INDONESIA: Weak Judicial System and Legal Aid
INDONESIA: Weak Judicial System and Legal Aid Allow
for Unfair Trials
The Republic
of Indonesia, an independent state since 17 August 1945, is
a State based on the rule of law. Its constitution
emphasizes (UUD 1945), in particular article 1 paragraph
3:
“The State of Indonesia shall be a state
based on the rule of
law.”
A state based on
the rule of law means that the law should be a solution for
any problems that arise in the life of the state. Law has an
important position and is strategic in the life of society,
nation and state.
According to research of the Indonesian
Legal Roundtable (ILR), as a State based on the rule of law,
the Republic of Indonesia has five main principles. They
are: #1 the rule of law; #2 clear measurable regulations and
participatory rules; #3 independent judicial power; #4
access to justice; #5 guarantee of human rights protection.
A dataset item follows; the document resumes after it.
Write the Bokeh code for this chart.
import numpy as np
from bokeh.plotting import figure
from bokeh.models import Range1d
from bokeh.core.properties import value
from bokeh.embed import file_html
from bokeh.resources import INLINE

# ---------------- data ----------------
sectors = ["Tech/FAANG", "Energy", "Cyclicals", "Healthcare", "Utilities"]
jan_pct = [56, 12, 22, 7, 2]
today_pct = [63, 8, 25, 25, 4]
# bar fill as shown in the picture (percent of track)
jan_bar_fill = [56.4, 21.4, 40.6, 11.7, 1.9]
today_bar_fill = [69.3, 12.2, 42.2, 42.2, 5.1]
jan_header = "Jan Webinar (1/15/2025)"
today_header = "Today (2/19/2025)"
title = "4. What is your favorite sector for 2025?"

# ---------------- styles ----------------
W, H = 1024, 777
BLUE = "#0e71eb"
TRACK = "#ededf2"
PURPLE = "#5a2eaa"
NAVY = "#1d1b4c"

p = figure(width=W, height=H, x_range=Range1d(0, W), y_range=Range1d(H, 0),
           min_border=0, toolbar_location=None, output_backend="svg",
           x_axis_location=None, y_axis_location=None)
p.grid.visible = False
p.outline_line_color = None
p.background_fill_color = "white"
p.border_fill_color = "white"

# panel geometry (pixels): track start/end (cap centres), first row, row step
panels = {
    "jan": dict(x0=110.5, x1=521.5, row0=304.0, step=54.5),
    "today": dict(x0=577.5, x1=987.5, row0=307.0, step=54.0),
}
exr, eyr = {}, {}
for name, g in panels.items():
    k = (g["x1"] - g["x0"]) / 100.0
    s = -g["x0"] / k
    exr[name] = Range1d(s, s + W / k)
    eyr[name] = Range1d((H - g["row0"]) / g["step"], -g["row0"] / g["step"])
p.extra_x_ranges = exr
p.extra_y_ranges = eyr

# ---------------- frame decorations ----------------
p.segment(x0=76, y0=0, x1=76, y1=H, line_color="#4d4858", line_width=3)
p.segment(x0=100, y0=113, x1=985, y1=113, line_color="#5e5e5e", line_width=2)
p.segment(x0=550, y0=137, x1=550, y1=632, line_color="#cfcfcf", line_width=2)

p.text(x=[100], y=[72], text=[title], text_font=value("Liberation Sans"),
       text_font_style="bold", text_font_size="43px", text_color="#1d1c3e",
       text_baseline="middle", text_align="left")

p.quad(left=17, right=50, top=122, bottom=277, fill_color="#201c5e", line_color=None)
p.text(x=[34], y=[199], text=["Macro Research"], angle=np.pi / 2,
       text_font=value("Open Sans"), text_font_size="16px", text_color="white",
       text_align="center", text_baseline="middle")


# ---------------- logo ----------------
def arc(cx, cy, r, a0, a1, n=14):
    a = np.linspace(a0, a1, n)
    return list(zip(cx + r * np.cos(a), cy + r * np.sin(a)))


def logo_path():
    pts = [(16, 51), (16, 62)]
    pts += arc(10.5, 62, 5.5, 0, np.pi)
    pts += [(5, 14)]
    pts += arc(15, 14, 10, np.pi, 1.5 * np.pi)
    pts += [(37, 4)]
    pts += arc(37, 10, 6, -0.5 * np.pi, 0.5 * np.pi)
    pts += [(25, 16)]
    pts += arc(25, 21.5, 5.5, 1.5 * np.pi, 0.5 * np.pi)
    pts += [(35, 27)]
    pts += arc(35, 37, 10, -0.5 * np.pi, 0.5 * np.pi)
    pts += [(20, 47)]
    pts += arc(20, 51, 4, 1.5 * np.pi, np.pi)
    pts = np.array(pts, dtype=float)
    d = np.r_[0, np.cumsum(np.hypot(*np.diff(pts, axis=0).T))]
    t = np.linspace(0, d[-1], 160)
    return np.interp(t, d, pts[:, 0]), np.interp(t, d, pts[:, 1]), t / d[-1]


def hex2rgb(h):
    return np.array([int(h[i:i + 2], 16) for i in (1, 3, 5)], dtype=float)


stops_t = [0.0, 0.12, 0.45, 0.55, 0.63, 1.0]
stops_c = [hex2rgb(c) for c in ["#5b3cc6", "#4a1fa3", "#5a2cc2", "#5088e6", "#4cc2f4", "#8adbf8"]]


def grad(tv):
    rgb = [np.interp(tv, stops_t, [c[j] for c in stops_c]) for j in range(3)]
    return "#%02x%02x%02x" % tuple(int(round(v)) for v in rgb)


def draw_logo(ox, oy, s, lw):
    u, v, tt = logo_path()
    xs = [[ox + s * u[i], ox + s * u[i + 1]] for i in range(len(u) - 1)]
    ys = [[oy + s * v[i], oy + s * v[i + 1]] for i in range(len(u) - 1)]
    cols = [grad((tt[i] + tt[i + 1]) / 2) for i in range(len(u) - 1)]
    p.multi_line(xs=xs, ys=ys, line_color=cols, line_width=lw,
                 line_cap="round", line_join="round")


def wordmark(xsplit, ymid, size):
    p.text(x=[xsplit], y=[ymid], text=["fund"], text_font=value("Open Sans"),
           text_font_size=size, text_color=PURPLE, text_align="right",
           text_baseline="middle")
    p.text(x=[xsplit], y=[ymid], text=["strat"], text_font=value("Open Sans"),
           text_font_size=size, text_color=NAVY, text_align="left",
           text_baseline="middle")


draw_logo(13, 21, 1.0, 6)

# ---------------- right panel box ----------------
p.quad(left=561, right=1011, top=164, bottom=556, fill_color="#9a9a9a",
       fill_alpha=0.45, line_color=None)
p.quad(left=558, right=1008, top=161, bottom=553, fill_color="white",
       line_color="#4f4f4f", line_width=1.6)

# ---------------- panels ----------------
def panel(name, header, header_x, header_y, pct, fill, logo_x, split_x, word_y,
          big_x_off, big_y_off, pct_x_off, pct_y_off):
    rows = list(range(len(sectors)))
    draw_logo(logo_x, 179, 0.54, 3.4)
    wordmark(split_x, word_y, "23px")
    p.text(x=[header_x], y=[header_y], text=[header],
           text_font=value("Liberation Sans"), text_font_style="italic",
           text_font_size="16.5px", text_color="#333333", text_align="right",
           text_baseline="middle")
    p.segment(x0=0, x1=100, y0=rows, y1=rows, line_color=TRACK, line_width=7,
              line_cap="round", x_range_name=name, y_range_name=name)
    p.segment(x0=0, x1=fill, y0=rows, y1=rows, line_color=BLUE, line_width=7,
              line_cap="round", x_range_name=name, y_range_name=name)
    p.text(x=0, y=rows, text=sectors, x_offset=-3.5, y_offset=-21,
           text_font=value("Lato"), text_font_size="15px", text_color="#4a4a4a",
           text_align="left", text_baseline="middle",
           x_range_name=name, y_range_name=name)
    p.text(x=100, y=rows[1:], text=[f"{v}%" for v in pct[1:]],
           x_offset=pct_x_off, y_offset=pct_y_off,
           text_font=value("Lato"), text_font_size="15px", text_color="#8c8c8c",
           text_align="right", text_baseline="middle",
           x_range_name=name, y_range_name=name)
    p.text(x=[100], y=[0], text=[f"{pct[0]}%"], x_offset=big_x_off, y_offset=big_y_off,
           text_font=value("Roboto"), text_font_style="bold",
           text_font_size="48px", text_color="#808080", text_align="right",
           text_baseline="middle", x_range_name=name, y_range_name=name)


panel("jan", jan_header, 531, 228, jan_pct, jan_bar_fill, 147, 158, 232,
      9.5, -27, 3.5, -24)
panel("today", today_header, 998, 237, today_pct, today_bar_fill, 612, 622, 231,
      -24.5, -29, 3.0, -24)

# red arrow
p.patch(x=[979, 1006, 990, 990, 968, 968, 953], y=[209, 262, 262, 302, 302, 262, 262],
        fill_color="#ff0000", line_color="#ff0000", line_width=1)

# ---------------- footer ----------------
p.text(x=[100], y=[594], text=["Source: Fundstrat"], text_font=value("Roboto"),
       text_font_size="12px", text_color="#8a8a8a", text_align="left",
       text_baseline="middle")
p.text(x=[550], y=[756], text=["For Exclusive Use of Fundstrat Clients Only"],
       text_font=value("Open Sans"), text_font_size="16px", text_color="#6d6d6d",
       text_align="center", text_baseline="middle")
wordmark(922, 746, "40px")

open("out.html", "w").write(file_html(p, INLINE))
Results from these studies, 2012-2015, show that the
Indonesia rule of law index is five, under the minimum score
of six, still far from ideal. The average ratings of the
score is 1-10.
Based on the assessment score above, the
highest point for Indonesia is the formal, legal aspect.
However, this aspect contains weaknesses, namely the quality
of the regulation gap between central and local governments.
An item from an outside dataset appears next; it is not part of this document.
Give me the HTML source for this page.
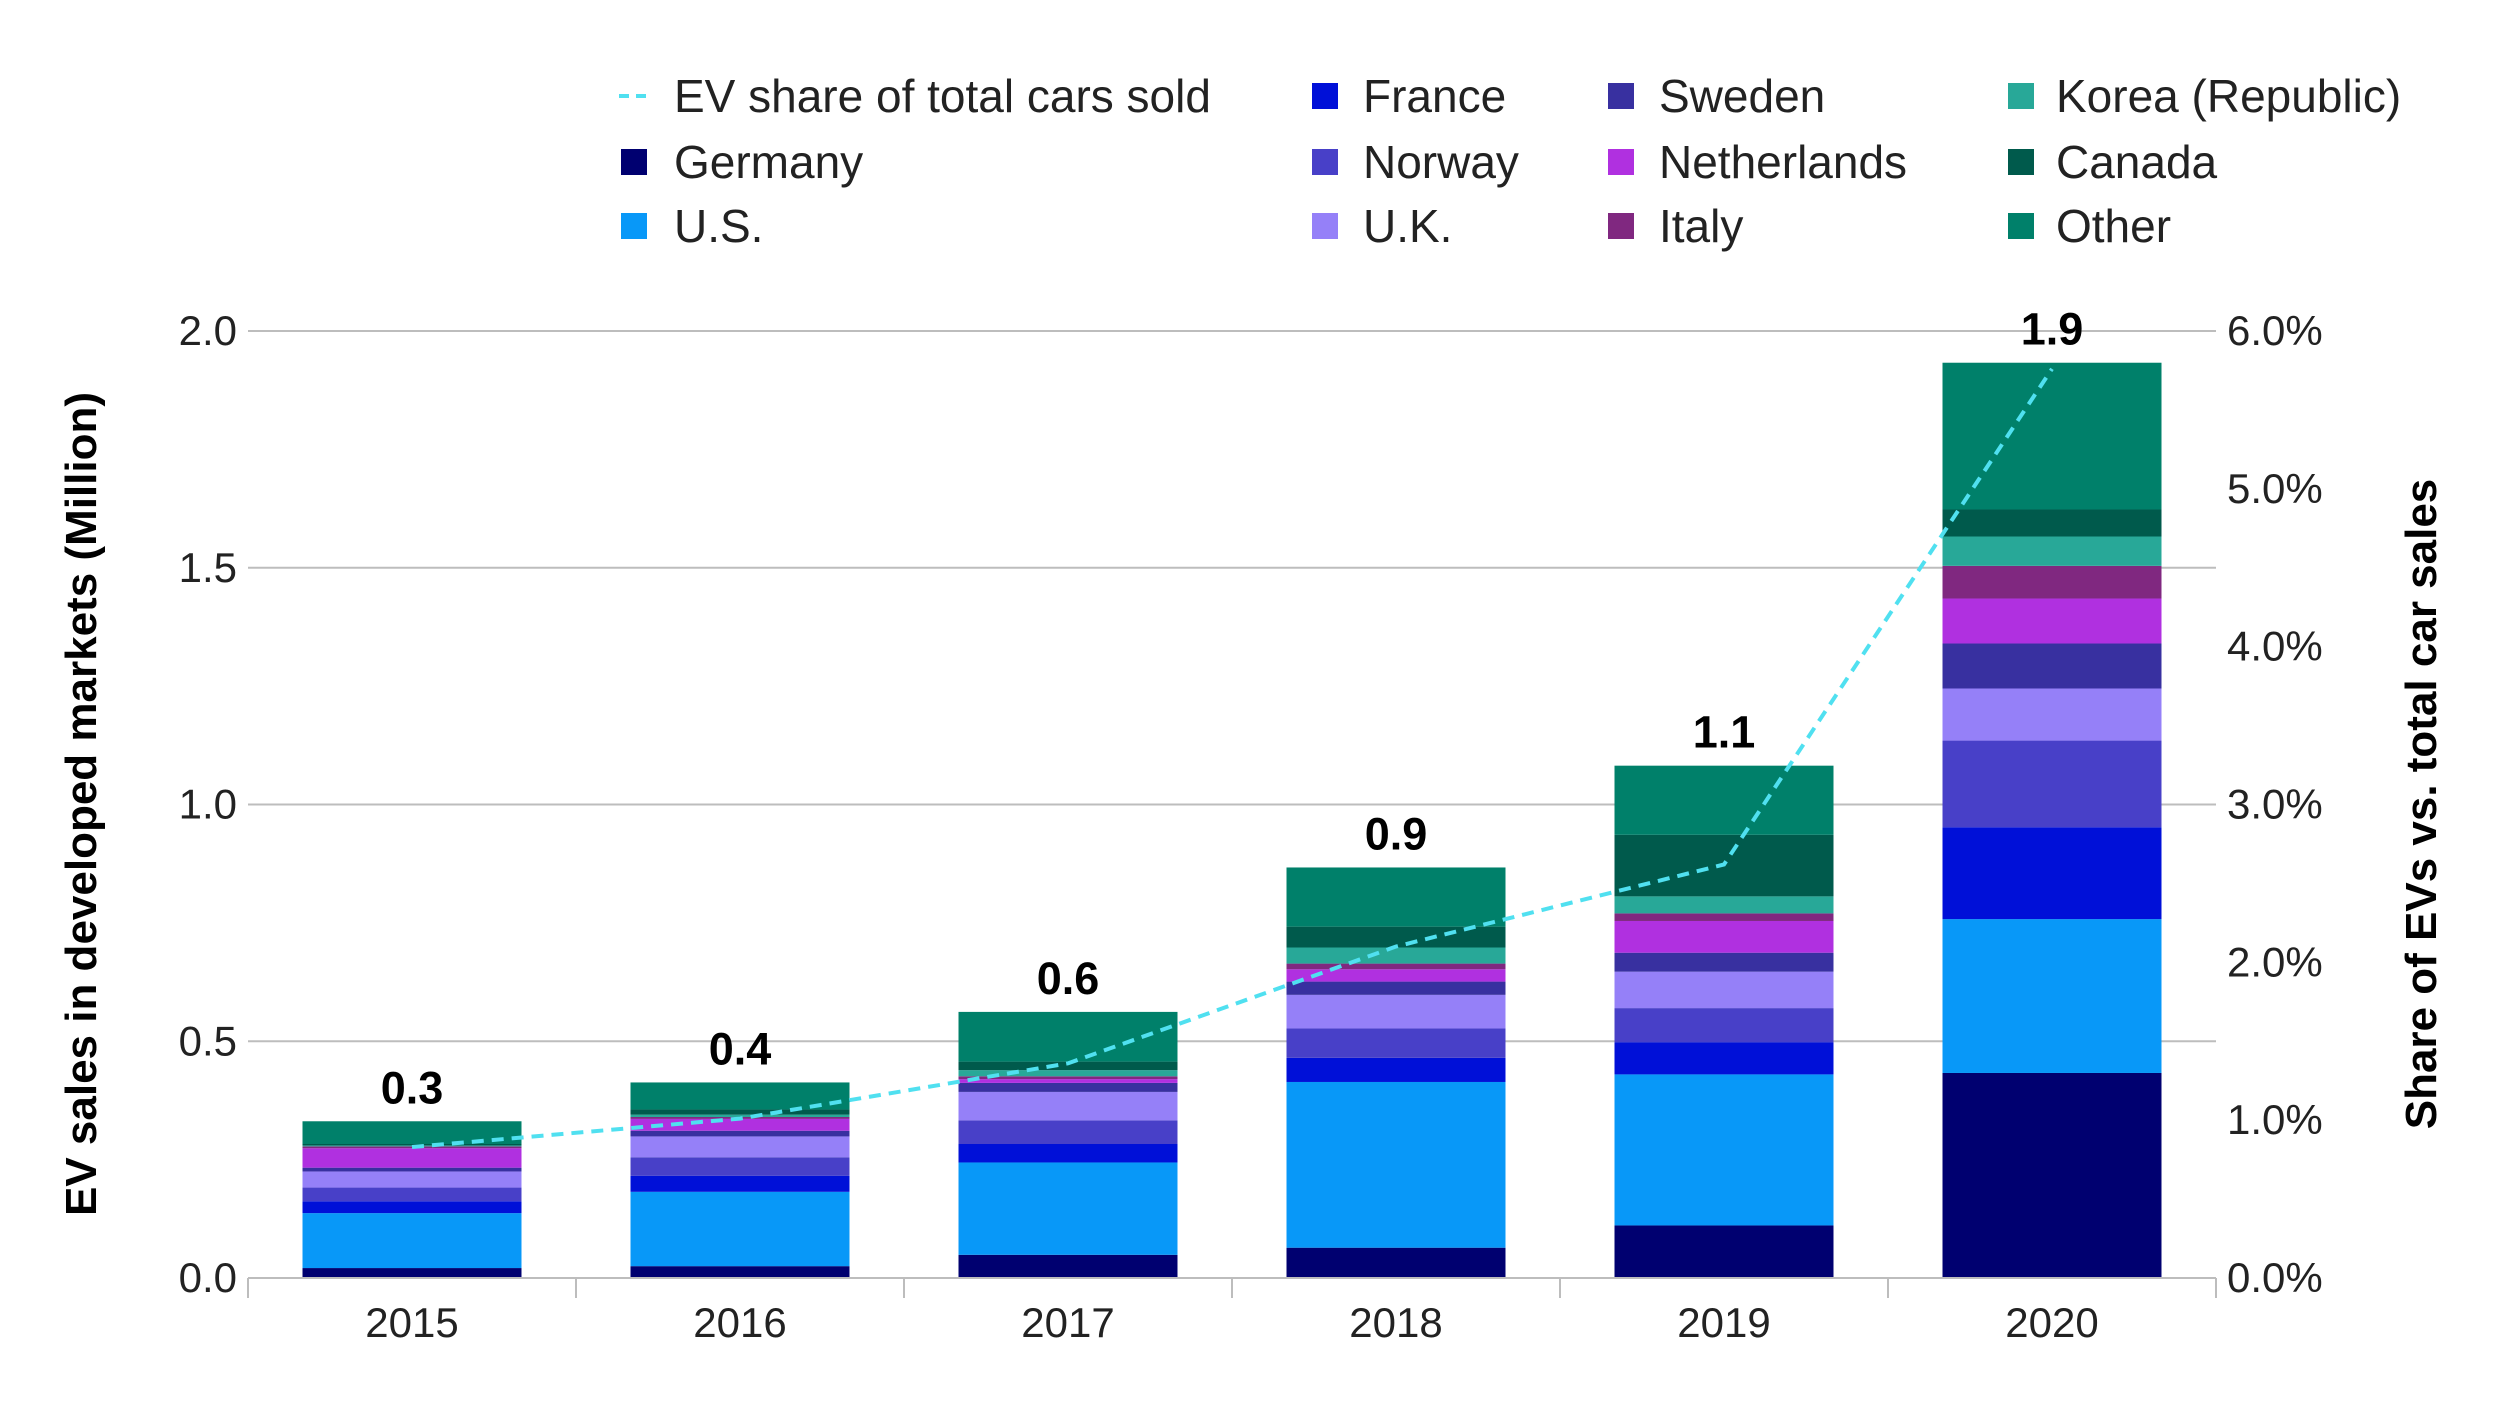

For instance, many local governments issued government
regulations and regent decrees which ban establishment of
places of worship for minority religions and beliefs. Many
local governments issued regulations which prohibit
Ahmadiyya congregations in the provinces of Indonesia.
The
weakest factor of the Indonesia’s rule of law is human
rights protection. One of the indicators is the problem of
law enforcement agencies itself. The agencies become part of
the judicial problem. They are committed to and involved in
cases of unfair trial, torture and abuse of power. Torture
is still used to forcibly obtain confessions from
suspects.
Since 1998, Indonesia has issued national laws
strengthening the due process of law. Examples are: Law No
48 of 2009 on Judicial Power; Law No 31 of 2014 (renewal of
the Law No 13 of 2006) on Witness and Victims Protection;
Law No 39 of 1999 on Human Rights; other national
regulations which were born after the political reform in
1998. Violations against fair trial still occur
frequently.
The above situation is in line with Suzannah
Linton’s point of view that: “adopting laws that are
riddled with loopholes and setting up hollow institutions
administered without commitmentto fundamental principles
such as transparency, due process, justice and
accountability, will do more harm than good in
Indonesia.”
One of the serious problems faced by
Indonesia under the transitional government is how to reform
the law and legal system to be more democratic and to
strengthen the due process of law. The thesis statement of
this article is: although law reform has been declared and
conducted since 1998, unfair trials still occur
widely.
Weaknesses of the Legal Aid
System
On October 4, 2011, the
House of Representatives passed national Law No.16 of 2011
on Legal Aid. The legal aid program is operated by the
government under Law No 16 of 2011 on legal aid. This law
sets up a major role for the Minister of Law and Human
Rights (Kemenkumham RI), where he has two authorities:
firstly, regulator of the legal aid conducted by its
subordinate, the National Body of Legal Development (BPHN);
secondly, monitoring and evaluation. This mechanism does not
go into the quality of service of the legal aid
providers.
Under the Minister of Law and Human Rights,
there is no effective coordination among the institutions
dealing with legal aid matters. For instance, implementation
of the legal aid program is concentrated under BPHN.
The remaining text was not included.